Stated problem = Copy out every line that contains the word "matplotlib".

Stored rows =
[start]

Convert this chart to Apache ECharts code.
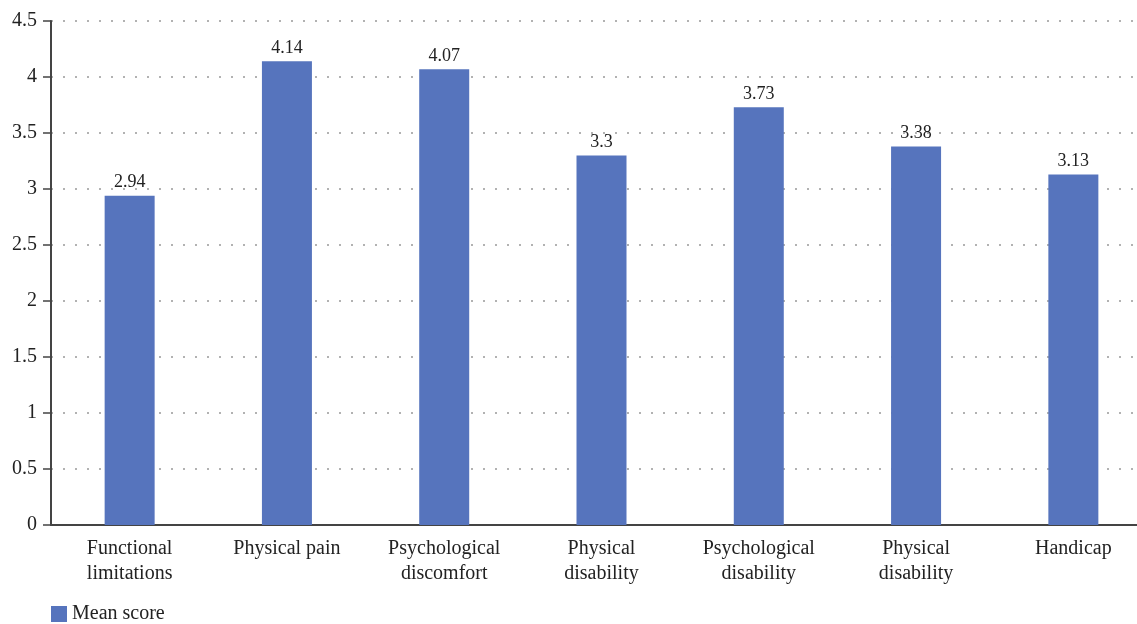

[end]
[start]

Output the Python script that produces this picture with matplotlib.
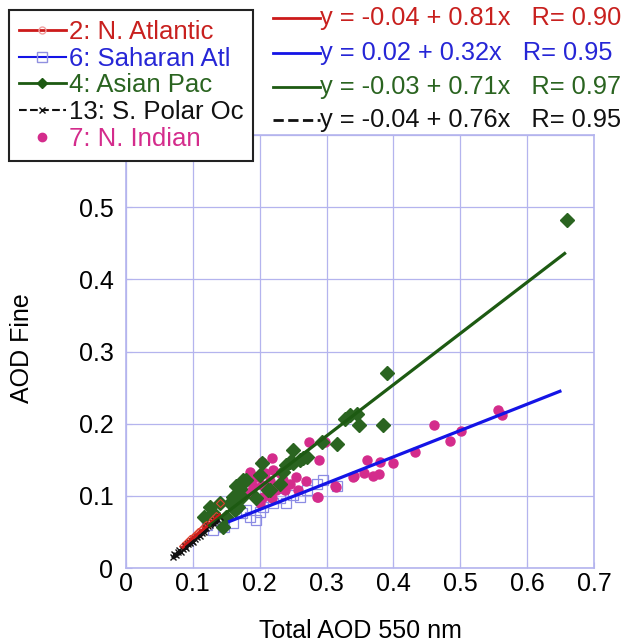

[end]
[start]

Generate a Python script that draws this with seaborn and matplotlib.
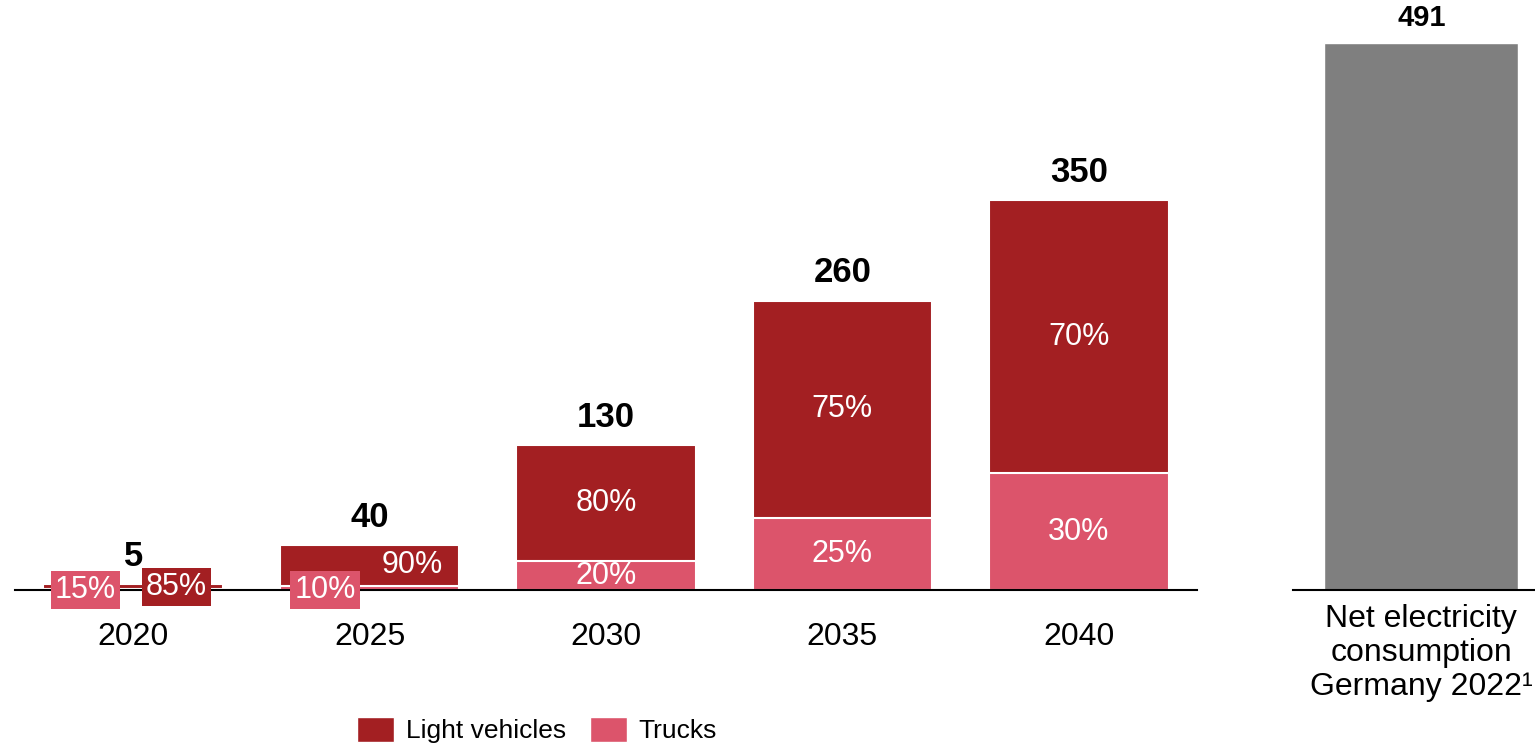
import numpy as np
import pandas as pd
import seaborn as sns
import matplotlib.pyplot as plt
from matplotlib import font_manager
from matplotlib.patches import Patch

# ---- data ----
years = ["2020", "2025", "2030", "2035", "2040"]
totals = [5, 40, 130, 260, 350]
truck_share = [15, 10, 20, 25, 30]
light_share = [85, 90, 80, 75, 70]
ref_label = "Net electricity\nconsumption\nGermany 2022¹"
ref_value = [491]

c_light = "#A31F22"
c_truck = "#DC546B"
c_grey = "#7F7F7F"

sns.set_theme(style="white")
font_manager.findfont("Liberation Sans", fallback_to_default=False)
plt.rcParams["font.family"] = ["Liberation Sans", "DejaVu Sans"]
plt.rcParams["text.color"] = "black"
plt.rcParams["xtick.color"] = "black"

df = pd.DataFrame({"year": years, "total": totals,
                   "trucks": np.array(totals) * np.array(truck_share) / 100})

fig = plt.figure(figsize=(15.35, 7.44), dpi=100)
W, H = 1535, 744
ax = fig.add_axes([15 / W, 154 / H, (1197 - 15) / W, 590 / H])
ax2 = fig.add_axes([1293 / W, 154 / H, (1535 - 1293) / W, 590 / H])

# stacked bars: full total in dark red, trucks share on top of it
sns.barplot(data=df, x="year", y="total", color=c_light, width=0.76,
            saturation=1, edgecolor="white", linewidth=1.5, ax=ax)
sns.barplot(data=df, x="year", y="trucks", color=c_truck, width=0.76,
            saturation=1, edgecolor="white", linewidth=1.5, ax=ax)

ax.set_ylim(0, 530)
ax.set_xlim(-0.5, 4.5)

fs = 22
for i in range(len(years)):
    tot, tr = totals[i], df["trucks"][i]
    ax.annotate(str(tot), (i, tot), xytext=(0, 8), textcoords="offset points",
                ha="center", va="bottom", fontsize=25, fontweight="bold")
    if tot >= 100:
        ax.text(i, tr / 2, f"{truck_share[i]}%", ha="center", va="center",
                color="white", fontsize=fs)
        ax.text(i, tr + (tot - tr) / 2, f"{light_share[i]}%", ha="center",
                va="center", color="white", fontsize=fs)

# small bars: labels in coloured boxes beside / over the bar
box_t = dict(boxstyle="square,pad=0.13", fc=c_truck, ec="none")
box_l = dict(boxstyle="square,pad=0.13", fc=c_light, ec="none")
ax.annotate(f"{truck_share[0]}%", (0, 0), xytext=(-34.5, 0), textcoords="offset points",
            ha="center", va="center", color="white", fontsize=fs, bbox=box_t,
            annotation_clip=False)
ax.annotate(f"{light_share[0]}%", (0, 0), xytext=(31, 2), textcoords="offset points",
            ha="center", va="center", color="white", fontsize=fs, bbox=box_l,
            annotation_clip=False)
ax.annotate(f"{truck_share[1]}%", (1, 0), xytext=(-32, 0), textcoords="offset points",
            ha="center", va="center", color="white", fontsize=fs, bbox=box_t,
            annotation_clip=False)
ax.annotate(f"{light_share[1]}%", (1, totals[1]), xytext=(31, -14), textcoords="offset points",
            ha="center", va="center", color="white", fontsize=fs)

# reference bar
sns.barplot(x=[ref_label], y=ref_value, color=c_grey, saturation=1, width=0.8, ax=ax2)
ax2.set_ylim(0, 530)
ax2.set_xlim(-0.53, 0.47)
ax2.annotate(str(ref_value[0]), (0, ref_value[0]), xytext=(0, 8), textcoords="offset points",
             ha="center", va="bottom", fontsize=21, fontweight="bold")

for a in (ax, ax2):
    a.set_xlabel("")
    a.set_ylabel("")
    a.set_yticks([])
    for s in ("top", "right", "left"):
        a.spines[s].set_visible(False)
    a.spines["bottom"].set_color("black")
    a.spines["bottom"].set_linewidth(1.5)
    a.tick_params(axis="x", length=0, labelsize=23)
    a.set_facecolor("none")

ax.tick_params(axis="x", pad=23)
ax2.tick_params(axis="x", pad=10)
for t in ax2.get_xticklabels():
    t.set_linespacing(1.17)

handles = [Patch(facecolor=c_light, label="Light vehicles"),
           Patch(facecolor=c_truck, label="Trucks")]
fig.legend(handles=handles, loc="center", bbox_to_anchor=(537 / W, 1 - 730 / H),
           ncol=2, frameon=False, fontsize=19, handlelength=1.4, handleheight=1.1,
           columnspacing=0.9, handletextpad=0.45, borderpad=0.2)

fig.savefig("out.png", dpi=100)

[end]

Expected answer =
Output the Python script that produces this picture with matplotlib.
Generate a Python script that draws this with seaborn and matplotlib.
import matplotlib.pyplot as plt
from matplotlib import font_manager
from matplotlib.patches import Patch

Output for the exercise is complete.